Of the others, it is “Landlord” and “Hole in My Life” that probably work the best, the first a Copeland co-write, the Copeland/Klark Kent tropes being similar to Hatfield’s own style of songwriting. The second sounds here even more Beatle-y than the original, written at a time ahead of Sting finding his more reliable niche style, and is actually better for Hatfield’s removal of what makes it otherwise eventually a recognizable Police song. (And I write as no Beatles fan.)

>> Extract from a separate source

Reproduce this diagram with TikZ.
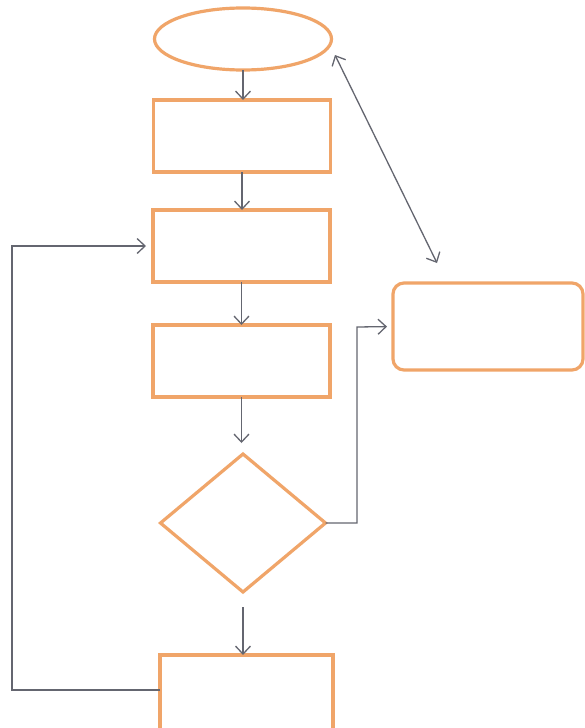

I am sort of disappointed. But maybe this sort of music is not designed for this sort of listen, as a set piece, track by track. Arguably this is becoming true of all music, designed for listening as stand-alone tracks, perhaps in isolation, consumed separately rather than at all one sitting. A single song on the radio, or scoring a movie trailer, or as background in a box set. I suspect any of these songs would work better alone. Indeed, heard in a separate order, my preferences would probably alter, enthusiasm still waning as the immersion deepens.

For me, Juliana Hatfield Sings the Police is an album best heard by chance, song by single song, the player on random, all sorts of everything in between to take away the otherwise all too prevalent cloy of sweetness. Whilst a couple of the tracks rate five stars, a couple of others four, as a whole I can only offer three.